As for pricing, despite the fact that it’s still somewhat obscure, the area can cost as much as anywhere in the city. Studios at 8 Spruce St., for example, start at $2,575, one-bedrooms at $3,575, two-bedrooms at $6,000 and three-bedrooms at $12,000. The building does offer one or two month’s rent as a concession, depending on the situation. The leasing team just put the building’s three penthouses, which range from 2,500 to 3,800 square feet, on the market for $45,000 and $60,000 a month.

As for condos, the two-bedrooms at Warren Lofts start at $1.8 million, and the penthouses at $6 million.

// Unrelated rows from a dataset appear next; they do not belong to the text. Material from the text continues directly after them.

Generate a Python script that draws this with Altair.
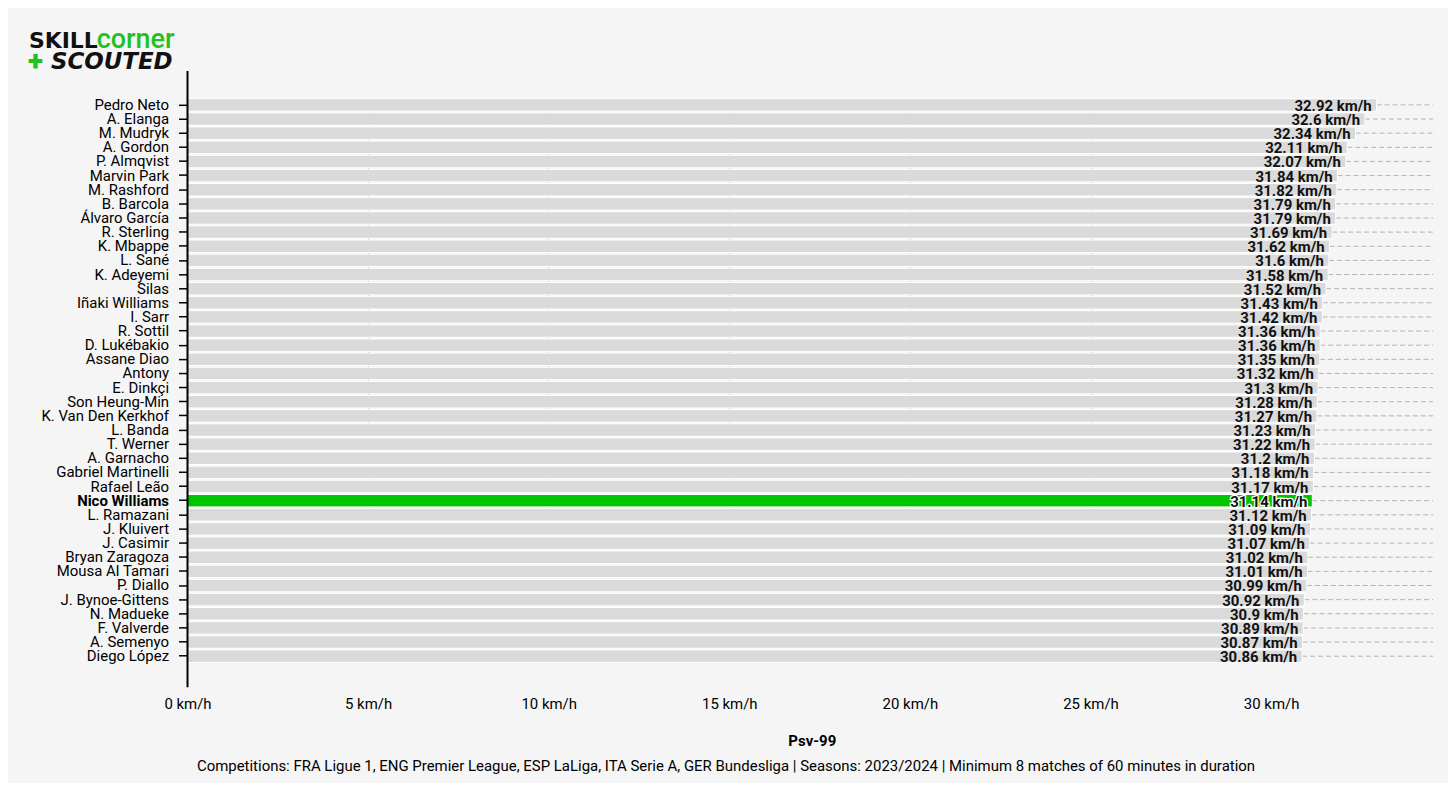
import altair as alt
import pandas as pd

players = ["Pedro Neto", "A. Elanga", "M. Mudryk", "A. Gordon", "P. Almqvist", "Marvin Park",
           "M. Rashford", "B. Barcola", "Álvaro García", "R. Sterling", "K. Mbappe", "L. Sané",
           "K. Adeyemi", "Silas", "Iñaki Williams", "I. Sarr", "R. Sottil", "D. Lukébakio",
           "Assane Diao", "Antony", "E. Dinkçi", "Son Heung-Min", "K. Van Den Kerkhof", "L. Banda",
           "T. Werner", "A. Garnacho", "Gabriel Martinelli", "Rafael Leão", "Nico Williams",
           "L. Ramazani", "J. Kluivert", "J. Casimir", "Bryan Zaragoza", "Mousa Al Tamari",
           "P. Diallo", "J. Bynoe-Gittens", "N. Madueke", "F. Valverde", "A. Semenyo", "Diego López"]
psv99 = [32.92, 32.6, 32.34, 32.11, 32.07, 31.84, 31.82, 31.79, 31.79, 31.69, 31.62, 31.6,
         31.58, 31.52, 31.43, 31.42, 31.36, 31.36, 31.35, 31.32, 31.3, 31.28, 31.27, 31.23,
         31.22, 31.2, 31.18, 31.17, 31.14, 31.12, 31.09, 31.07, 31.02, 31.01, 30.99, 30.92,
         30.9, 30.89, 30.87, 30.86]
highlight = "Nico Williams"
x_ticks = [0, 5, 10, 15, 20, 25, 30]
footer = ("Competitions: FRA Ligue 1, ENG Premier League, ESP LaLiga, ITA Serie A, GER Bundesliga"
          " | Seasons: 2023/2024 | Minimum 8 matches of 60 minutes in duration")

df = pd.DataFrame({"player": players, "psv": psv99})
df["label"] = df["psv"].map(lambda v: f"{v:g} km/h")
df["hl"] = df["player"] == highlight

W, H = 1252, 618
FONT = "Roboto"
FS = 15
xmax = max(psv99) * 1.05

xscale = alt.Scale(domain=[0, xmax], nice=False, zero=True)
yscale = alt.Scale(domain=players, range=[27, 594], paddingInner=0.12, paddingOuter=0.06)

base = alt.Chart(df)

rules = base.mark_rule(color="#b4b4b4", strokeDash=[5, 3], strokeWidth=1).encode(
    x=alt.X("psv:Q", scale=xscale),
    x2=alt.value(W - 3),
    y=alt.Y("player:N", scale=yscale, bandPosition=0.5),
)

bars = base.mark_bar(cornerRadius=0, stroke="#ffffff", strokeWidth=1).encode(
    x=alt.X("psv:Q", scale=xscale,
            axis=alt.Axis(values=x_ticks, labelExpr="datum.value + ' km/h'", title="Psv-99",
                          titleFontWeight="bold", titleFontSize=FS, titleFont=FONT, titlePadding=22,
                          labelFont=FONT, labelFontSize=FS, labelColor="#000", titleColor="#000",
                          labelFlush=False, labelPadding=9, domain=False, ticks=False,
                          grid=True, gridColor="#b8b8b8", gridDash=[4, 3], gridWidth=1)),
    y=alt.Y("player:N", scale=yscale, sort=players,
            axis=alt.Axis(title=None, labelFont=FONT, labelFontSize=FS, labelColor="#000",
                          labelFontWeight={"expr": f"datum.value == '{highlight}' ? 'bold' : 'normal'"},
                          domain=False, tickColor="#000", tickSize=9,
                          tickWidth=1.5, labelPadding=10, grid=False)),
    color=alt.condition(alt.datum.hl, alt.value("#00c400"), alt.value("#dadada")),
)

yline = alt.Chart(pd.DataFrame({"a": [0]})).mark_rule(color="#000", strokeWidth=2).encode(
    x=alt.value(0), y=alt.value(0), y2=alt.value(H))

labels = base.transform_filter(~alt.datum.hl).mark_text(
    align="right", baseline="middle", dx=-5, dy=1, font=FONT, fontSize=FS, fontWeight="bold", color="#111"
).encode(x=alt.X("psv:Q", scale=xscale), y=alt.Y("player:N", scale=yscale), text="label:N")

hl_halo = base.transform_filter(alt.datum.hl).mark_text(
    align="right", baseline="middle", dx=-5, dy=1, font=FONT, fontSize=FS, fontWeight="bold",
    color="#111", stroke="white", strokeWidth=2.5
).encode(x=alt.X("psv:Q", scale=xscale), y=alt.Y("player:N", scale=yscale), text="label:N")

hl_text = base.transform_filter(alt.datum.hl).mark_text(
    align="right", baseline="middle", dx=-5, dy=1, font=FONT, fontSize=FS, fontWeight="bold", color="#111"
).encode(x=alt.X("psv:Q", scale=xscale), y=alt.Y("player:N", scale=yscale), text="label:N")

one = pd.DataFrame({"a": [0]})
ob = alt.Chart(one)

def txt(s, x, y, size, color, weight="bold", italic=False, align="left", font=FONT):
    return ob.mark_text(text=s, align=align, baseline="alphabetic", font=font, fontSize=size,
                        fontWeight=weight, fontStyle="italic" if italic else "normal",
                        color=color).encode(x=alt.value(x), y=alt.value(y))

logo = (txt("SKILL", -159, -23, 22, "#111", weight="bold", font="DejaVu Sans")
        + txt("corner", -91, -23, 27, "#22c21e", weight=500)
        + txt("+", -160, -1, 28, "#22c21e", weight=900)
        + txt("SCOUTED", -137, -2, 23, "#111", weight="bold", italic=True, font="DejaVu Sans"))

foot = txt(footer, 540, 702, FS, "#000", weight="normal", align="center")

chart = alt.layer(rules, bars, yline, labels, hl_halo, hl_text, logo, foot).properties(
    width=W, height=H,
    background="#f5f5f5",
    padding={"left": 180, "top": 62, "right": 12, "bottom": 95},
    autosize=alt.AutoSizeParams(type="none"),
).configure_view(stroke=None)

chart.save("out.html", embed_options={"renderer": "svg", "actions": False})
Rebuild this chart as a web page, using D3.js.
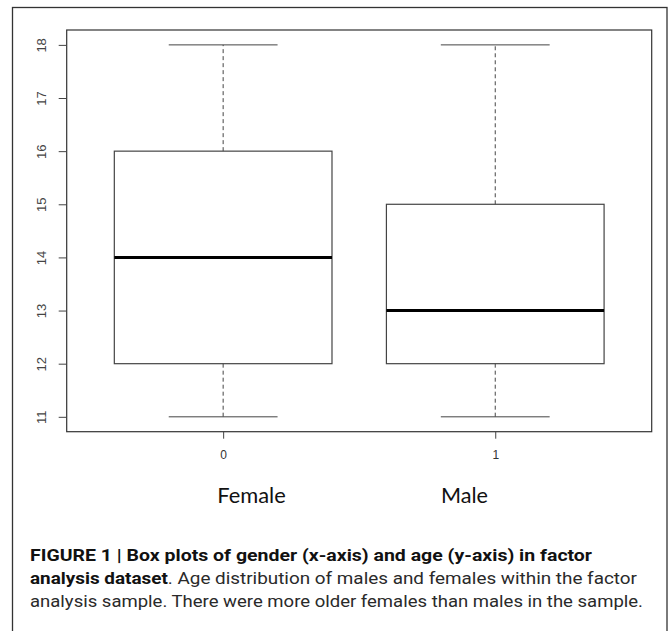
<!DOCTYPE html>
<html><head><meta charset="utf-8">
<script src="https://cdn.jsdelivr.net/npm/d3@7"></script>
<style>body{margin:0;background:#fff}svg{display:block}</style>
</head><body>
<script>
// Data
const groups = ["0", "1"];
const groupNames = ["Female", "Male"];
const mins = [11, 11];
const q1s = [12, 12];
const medians = [14, 13];
const q3s = [16, 15];
const maxs = [18, 18];
const yTicks = [11, 12, 13, 14, 15, 16, 17, 18];
const captionBold1 = "FIGURE 1 | Box plots of gender (x-axis) and age (y-axis) in factor";
const captionBold2 = "analysis dataset";
const captionRest2 = ". Age distribution of males and females within the factor";
const captionLine3 = "analysis sample. There were more older females than males in the sample.";

const W = 671, H = 631;
const svg = d3.select("body").append("svg").attr("width", W).attr("height", H);

// outer figure frame
svg.append("rect").attr("x", 12.5).attr("y", 7.5).attr("width", 654.5).attr("height", 640)
  .attr("fill", "none").attr("stroke", "#333").attr("stroke-width", 1.3);

const plot = {left: 66.7, right: 651.7, top: 30, bottom: 431.7};
const x = d3.scaleLinear().domain([0.425, 2.575]).range([plot.left, plot.right]);
const y = d3.scaleLinear().domain([10.72, 18.28]).range([plot.bottom, plot.top]);

const g = svg.append("g");
const ink = "#444";

// boxes
groups.forEach((grp, i) => {
  const cx = x(i + 1);
  const bw = x(i + 1.4) - x(i + 1);  // half box width
  const cw = x(i + 1.2) - x(i + 1);  // half cap width
  // whiskers
  g.append("line").attr("x1", cx).attr("x2", cx).attr("y1", y(q3s[i])).attr("y2", y(maxs[i]))
    .attr("stroke", ink).attr("stroke-width", 1).attr("stroke-dasharray", "4,3");
  g.append("line").attr("x1", cx).attr("x2", cx).attr("y1", y(q1s[i])).attr("y2", y(mins[i]))
    .attr("stroke", ink).attr("stroke-width", 1).attr("stroke-dasharray", "4,3");
  // caps
  [maxs[i], mins[i]].forEach(v => {
    g.append("line").attr("x1", cx - cw).attr("x2", cx + cw).attr("y1", y(v)).attr("y2", y(v))
      .attr("stroke", ink).attr("stroke-width", 1);
  });
  // box
  g.append("rect").attr("x", cx - bw).attr("y", y(q3s[i])).attr("width", 2 * bw)
    .attr("height", y(q1s[i]) - y(q3s[i]))
    .attr("fill", "none").attr("stroke", ink).attr("stroke-width", 1.2);
  // median
  g.append("line").attr("x1", cx - bw).attr("x2", cx + bw).attr("y1", y(medians[i])).attr("y2", y(medians[i]))
    .attr("stroke", "#000").attr("stroke-width", 3);
});

// plot frame
g.append("rect").attr("x", plot.left).attr("y", plot.top).attr("width", plot.right - plot.left)
  .attr("height", plot.bottom - plot.top).attr("fill", "none").attr("stroke", "#333").attr("stroke-width", 1.2);

// y axis
const yAxis = d3.axisLeft(y).tickValues(yTicks).tickSize(8).tickPadding(0).tickFormat(d3.format("d"));
const ya = svg.append("g").attr("transform", `translate(${plot.left},0)`).call(yAxis);
ya.select(".domain").remove();
ya.selectAll(".tick line").attr("stroke", ink);
ya.selectAll(".tick text").attr("transform", "rotate(-90)").attr("x", 0).attr("y", -25)
  .attr("dy", "0.35em").attr("text-anchor", "middle")
  .attr("font-family", "Liberation Sans, Arial, sans-serif").attr("font-size", 13).attr("fill", ink);

// x axis
const xAxis = d3.axisBottom(x).tickValues([1, 2]).tickSize(7).tickPadding(12).tickFormat((d, i) => groups[i]);
const xa = svg.append("g").attr("transform", `translate(0,${plot.bottom})`).call(xAxis);
xa.select(".domain").remove();
xa.selectAll(".tick line").attr("stroke", ink);
xa.selectAll(".tick text").attr("font-family", "Liberation Sans, Arial, sans-serif").attr("font-size", 12).attr("fill", "#333");

// group names
const nameX = [217.3, 441];
const nameW = [68.5, 47];
groupNames.forEach((n, i) => {
  svg.append("text").attr("x", nameX[i]).attr("y", 503.3)
    .attr("font-family", "Lato, 'Open Sans', sans-serif").attr("font-size", 21).attr("fill", "#111")
    .attr("textLength", nameW[i]).attr("lengthAdjust", "spacingAndGlyphs").text(n);
});

// caption
const capFont = "Roboto, 'Liberation Sans', Arial, sans-serif";
svg.append("text").attr("x", 30).attr("y", 561).attr("font-family", capFont).attr("font-size", 17)
  .attr("font-weight", "bold").attr("fill", "#111")
  .attr("textLength", 562).attr("lengthAdjust", "spacingAndGlyphs").text(captionBold1);
const l2 = svg.append("text").attr("x", 30).attr("y", 584).attr("font-family", capFont).attr("font-size", 17).attr("fill", "#2a2a2a")
  .attr("textLength", 607).attr("lengthAdjust", "spacingAndGlyphs");
l2.append("tspan").attr("font-weight", "bold").attr("fill", "#111").text(captionBold2);
l2.append("tspan").text(captionRest2);
svg.append("text").attr("x", 30).attr("y", 607).attr("font-family", capFont).attr("font-size", 17)
  .attr("fill", "#2a2a2a").attr("textLength", 613).attr("lengthAdjust", "spacingAndGlyphs").text(captionLine3);
</script>
</body></html>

Prices should go even higher when the Woolworth Building condos hit the market. With 5,000- to 6,000-square-foot floor plates, there’s talk from brokers that these units could go for $3,000-plus a square foot. And they could wind up being much higher given the trophy address. Either way, we’re likely talking $15 million and above for some units.

“We’re not speculating [on price],” Horn says. “Who knows what the market will be like and the demand, but clearly this will be in the upper echelon of New York’s iconic buildings.”